_What to do_
Restate the listing below word for word, omitting any images.

_Given material_

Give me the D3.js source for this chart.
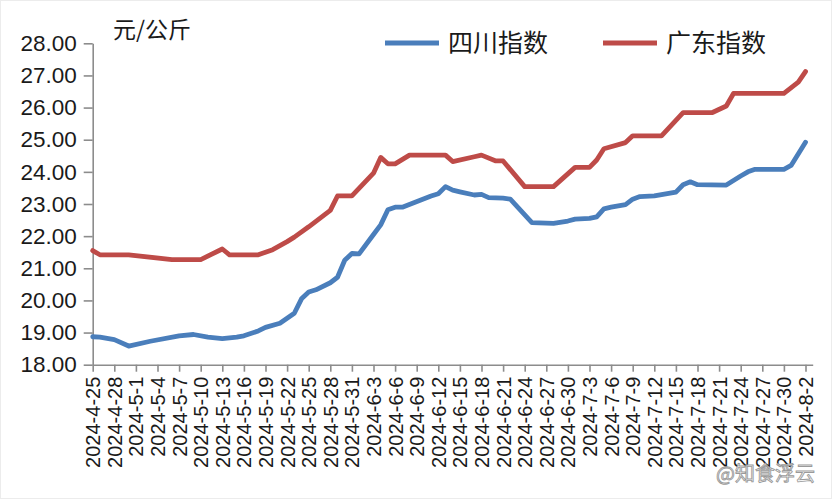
<!DOCTYPE html>
<html>
<head>
<meta charset="utf-8">
<script src="https://cdn.jsdelivr.net/npm/d3@7"></script>
<style>
  body { margin: 0; background: #fff; }
  svg { display: block; }
</style>
</head>
<body>
<svg id="chart" width="833" height="500"></svg>
<script>
// 四川指数 (blue) breakpoints
let scDates = ["4-25","4-26","4-28","4-30","5-3","5-7","5-9","5-11","5-13","5-15","5-16","5-18","5-19","5-21",
  "5-23","5-24","5-25","5-26","5-28","5-29","5-30","5-31","6-1","6-3","6-4","6-5","6-6","6-7","6-11","6-12",
  "6-13","6-14","6-15","6-17","6-18","6-19","6-21","6-22","6-25","6-28","6-30","7-1","7-3","7-4","7-5","7-6",
  "7-8","7-9","7-10","7-12","7-15","7-16","7-17","7-18","7-22","7-24","7-25","7-26","7-30","7-31","8-2"];
let scValues = [18.87,18.86,18.78,18.58,18.73,18.90,18.94,18.86,18.81,18.86,18.90,19.05,19.16,19.29,
  19.60,20.05,20.26,20.33,20.55,20.72,21.25,21.46,21.45,22.05,22.35,22.82,22.90,22.90,23.25,23.32,
  23.54,23.43,23.38,23.28,23.30,23.20,23.18,23.15,22.42,22.40,22.47,22.53,22.55,22.60,22.85,22.90,
  22.98,23.15,23.23,23.25,23.37,23.60,23.69,23.60,23.59,23.87,24.00,24.08,24.08,24.20,24.92];

// 广东指数 (red) breakpoints
let gdDates = ["4-25","4-26","4-30","5-6","5-10","5-13","5-14","5-18","5-20","5-22","5-23","5-25","5-28",
  "5-29","5-31","6-3","6-4","6-5","6-6","6-8","6-13","6-14","6-17","6-18","6-20","6-21","6-24","6-28",
  "7-1","7-3","7-4","7-5","7-8","7-9","7-13","7-16","7-20","7-22","7-23","7-30","8-1","8-2"];
let gdValues = [21.55,21.42,21.42,21.27,21.27,21.60,21.42,21.42,21.58,21.83,21.97,22.29,22.80,
  23.25,23.25,23.96,24.45,24.25,24.25,24.52,24.52,24.32,24.47,24.52,24.34,24.34,23.54,23.54,
  24.14,24.14,24.37,24.72,24.91,25.12,25.12,25.84,25.84,26.05,26.44,26.44,26.79,27.12];

let yTicks = [18, 19, 20, 21, 22, 23, 24, 25, 26, 27, 28];
let seriesNames = ["四川指数", "广东指数"];
let seriesColors = ["#4a7ebb", "#be4b48"];
let unitLabel = "元/公斤";
let watermark = "@知食浮云";

// "4-25" -> Date in 2024
function toDate(s) {
  let p = s.split("-");
  return new Date(2024, +p[0] - 1, +p[1]);
}

let scData = scDates.map((d, i) => ({ date: toDate(d), value: scValues[i] }));
let gdData = gdDates.map((d, i) => ({ date: toDate(d), value: gdValues[i] }));

// x tick every 3 days from 4-25 to 8-2
let xTicks = d3.timeDay.range(toDate("4-25"), toDate("8-3"), 3);

let svg = d3.select("#chart");

svg.append("rect")
  .attr("x", 0.5).attr("y", 0.5)
  .attr("width", 831).attr("height", 498)
  .attr("fill", "#fff")
  .attr("stroke", "#ececec");

let x = d3.scaleTime()
  .domain([toDate("4-25"), toDate("8-3")])
  .range([92.7, 812.7]);

let y = d3.scaleLinear()
  .domain([18, 28])
  .range([364.7, 43.3]);

// Y axis
let yAxis = svg.append("g")
  .attr("transform", "translate(92.7,0)")
  .call(d3.axisLeft(y).tickValues(yTicks).tickFormat(d3.format(".2f")).tickSize(9).tickSizeOuter(0).tickPadding(7));

yAxis.selectAll("path, line").attr("stroke", "#8c8c8c").attr("stroke-width", 1.6);
yAxis.selectAll("text")
  .attr("font-family", "'Liberation Sans', Arial, sans-serif")
  .attr("font-size", 22.5)
  .attr("fill", "#1a1a1a");

// X axis
let xAxis = svg.append("g")
  .attr("transform", "translate(0,364.7)")
  .call(d3.axisBottom(x).tickValues(xTicks).tickFormat(d3.timeFormat("%Y-%-m-%-d")).tickSize(7).tickSizeOuter(0));

xAxis.selectAll("path, line").attr("stroke", "#8c8c8c").attr("stroke-width", 1.6);
xAxis.selectAll("text")
  .attr("font-family", "'Liberation Sans', Arial, sans-serif")
  .attr("font-size", 20)
  .attr("fill", "#1a1a1a")
  .attr("text-anchor", "end")
  .attr("dy", "0.35em")
  .attr("transform", "translate(0,12) rotate(-90)")
  .attr("x", 0)
  .attr("y", 0);

// Lines
let line = d3.line()
  .x((d) => x(d.date))
  .y((d) => y(d.value));

[scData, gdData].forEach((data, i) => {
  svg.append("path")
    .datum(data)
    .attr("fill", "none")
    .attr("stroke", seriesColors[i])
    .attr("stroke-width", 4.8)
    .attr("stroke-linejoin", "round")
    .attr("stroke-linecap", "round")
    .attr("d", line);
});

// Unit label
svg.append("text")
  .attr("x", 113)
  .attr("y", 38)
  .attr("font-family", "'Noto Sans CJK SC', sans-serif")
  .attr("font-size", 23)
  .attr("fill", "#1a1a1a")
  .text(unitLabel);

// Legend
let legendX = [385, 603];
seriesNames.forEach((name, i) => {
  let g = svg.append("g").attr("transform", "translate(" + legendX[i] + ",43)");
  g.append("line")
    .attr("x1", 0).attr("x2", 54)
    .attr("stroke", seriesColors[i])
    .attr("stroke-width", 5);
  g.append("text")
    .attr("x", 63)
    .attr("y", 0)
    .attr("dy", "0.36em")
    .attr("font-family", "'Noto Sans CJK SC', sans-serif")
    .attr("font-size", 25)
    .attr("fill", "#1a1a1a")
    .text(name);
});

// Watermark
svg.append("text")
  .attr("x", 815)
  .attr("y", 481)
  .attr("text-anchor", "end")
  .attr("font-family", "'Noto Sans CJK SC', sans-serif")
  .attr("font-size", 20)
  .attr("fill", "#ffffff")
  .attr("fill-opacity", 0.85)
  .attr("stroke", "#9a9a9a")
  .attr("stroke-width", 0.9)
  .text(watermark);
</script>
</body>
</html>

_Solved problem_
Give me the D3.js source for this chart.
<!DOCTYPE html>
<html>
<head>
<meta charset="utf-8">
<script src="https://cdn.jsdelivr.net/npm/d3@7"></script>
<style>
  body { margin: 0; background: #fff; }
  svg { display: block; }
</style>
</head>
<body>
<svg id="chart" width="833" height="500"></svg>
<script>
// 四川指数 (blue) breakpoints
let scDates = ["4-25","4-26","4-28","4-30","5-3","5-7","5-9","5-11","5-13","5-15","5-16","5-18","5-19","5-21",
  "5-23","5-24","5-25","5-26","5-28","5-29","5-30","5-31","6-1","6-3","6-4","6-5","6-6","6-7","6-11","6-12",
  "6-13","6-14","6-15","6-17","6-18","6-19","6-21","6-22","6-25","6-28","6-30","7-1","7-3","7-4","7-5","7-6",
  "7-8","7-9","7-10","7-12","7-15","7-16","7-17","7-18","7-22","7-24","7-25","7-26","7-30","7-31","8-2"];
let scValues = [18.87,18.86,18.78,18.58,18.73,18.90,18.94,18.86,18.81,18.86,18.90,19.05,19.16,19.29,
  19.60,20.05,20.26,20.33,20.55,20.72,21.25,21.46,21.45,22.05,22.35,22.82,22.90,22.90,23.25,23.32,
  23.54,23.43,23.38,23.28,23.30,23.20,23.18,23.15,22.42,22.40,22.47,22.53,22.55,22.60,22.85,22.90,
  22.98,23.15,23.23,23.25,23.37,23.60,23.69,23.60,23.59,23.87,24.00,24.08,24.08,24.20,24.92];

// 广东指数 (red) breakpoints
let gdDates = ["4-25","4-26","4-30","5-6","5-10","5-13","5-14","5-18","5-20","5-22","5-23","5-25","5-28",
  "5-29","5-31","6-3","6-4","6-5","6-6","6-8","6-13","6-14","6-17","6-18","6-20","6-21","6-24","6-28",
  "7-1","7-3","7-4","7-5","7-8","7-9","7-13","7-16","7-20","7-22","7-23","7-30","8-1","8-2"];
let gdValues = [21.55,21.42,21.42,21.27,21.27,21.60,21.42,21.42,21.58,21.83,21.97,22.29,22.80,
  23.25,23.25,23.96,24.45,24.25,24.25,24.52,24.52,24.32,24.47,24.52,24.34,24.34,23.54,23.54,
  24.14,24.14,24.37,24.72,24.91,25.12,25.12,25.84,25.84,26.05,26.44,26.44,26.79,27.12];

let yTicks = [18, 19, 20, 21, 22, 23, 24, 25, 26, 27, 28];
let seriesNames = ["四川指数", "广东指数"];
let seriesColors = ["#4a7ebb", "#be4b48"];
let unitLabel = "元/公斤";
let watermark = "@知食浮云";

// "4-25" -> Date in 2024
function toDate(s) {
  let p = s.split("-");
  return new Date(2024, +p[0] - 1, +p[1]);
}

let scData = scDates.map((d, i) => ({ date: toDate(d), value: scValues[i] }));
let gdData = gdDates.map((d, i) => ({ date: toDate(d), value: gdValues[i] }));

// x tick every 3 days from 4-25 to 8-2
let xTicks = d3.timeDay.range(toDate("4-25"), toDate("8-3"), 3);

let svg = d3.select("#chart");

svg.append("rect")
  .attr("x", 0.5).attr("y", 0.5)
  .attr("width", 831).attr("height", 498)
  .attr("fill", "#fff")
  .attr("stroke", "#ececec");

let x = d3.scaleTime()
  .domain([toDate("4-25"), toDate("8-3")])
  .range([92.7, 812.7]);

let y = d3.scaleLinear()
  .domain([18, 28])
  .range([364.7, 43.3]);

// Y axis
let yAxis = svg.append("g")
  .attr("transform", "translate(92.7,0)")
  .call(d3.axisLeft(y).tickValues(yTicks).tickFormat(d3.format(".2f")).tickSize(9).tickSizeOuter(0).tickPadding(7));

yAxis.selectAll("path, line").attr("stroke", "#8c8c8c").attr("stroke-width", 1.6);
yAxis.selectAll("text")
  .attr("font-family", "'Liberation Sans', Arial, sans-serif")
  .attr("font-size", 22.5)
  .attr("fill", "#1a1a1a");

// X axis
let xAxis = svg.append("g")
  .attr("transform", "translate(0,364.7)")
  .call(d3.axisBottom(x).tickValues(xTicks).tickFormat(d3.timeFormat("%Y-%-m-%-d")).tickSize(7).tickSizeOuter(0));

xAxis.selectAll("path, line").attr("stroke", "#8c8c8c").attr("stroke-width", 1.6);
xAxis.selectAll("text")
  .attr("font-family", "'Liberation Sans', Arial, sans-serif")
  .attr("font-size", 20)
  .attr("fill", "#1a1a1a")
  .attr("text-anchor", "end")
  .attr("dy", "0.35em")
  .attr("transform", "translate(0,12) rotate(-90)")
  .attr("x", 0)
  .attr("y", 0);

// Lines
let line = d3.line()
  .x((d) => x(d.date))
  .y((d) => y(d.value));

[scData, gdData].forEach((data, i) => {
  svg.append("path")
    .datum(data)
    .attr("fill", "none")
    .attr("stroke", seriesColors[i])
    .attr("stroke-width", 4.8)
    .attr("stroke-linejoin", "round")
    .attr("stroke-linecap", "round")
    .attr("d", line);
});

// Unit label
svg.append("text")
  .attr("x", 113)
  .attr("y", 38)
  .attr("font-family", "'Noto Sans CJK SC', sans-serif")
  .attr("font-size", 23)
  .attr("fill", "#1a1a1a")
  .text(unitLabel);

// Legend
let legendX = [385, 603];
seriesNames.forEach((name, i) => {
  let g = svg.append("g").attr("transform", "translate(" + legendX[i] + ",43)");
  g.append("line")
    .attr("x1", 0).attr("x2", 54)
    .attr("stroke", seriesColors[i])
    .attr("stroke-width", 5);
  g.append("text")
    .attr("x", 63)
    .attr("y", 0)
    .attr("dy", "0.36em")
    .attr("font-family", "'Noto Sans CJK SC', sans-serif")
    .attr("font-size", 25)
    .attr("fill", "#1a1a1a")
    .text(name);
});

// Watermark
svg.append("text")
  .attr("x", 815)
  .attr("y", 481)
  .attr("text-anchor", "end")
  .attr("font-family", "'Noto Sans CJK SC', sans-serif")
  .attr("font-size", 20)
  .attr("fill", "#ffffff")
  .attr("fill-opacity", 0.85)
  .attr("stroke", "#9a9a9a")
  .attr("stroke-width", 0.9)
  .text(watermark);
</script>
</body>
</html>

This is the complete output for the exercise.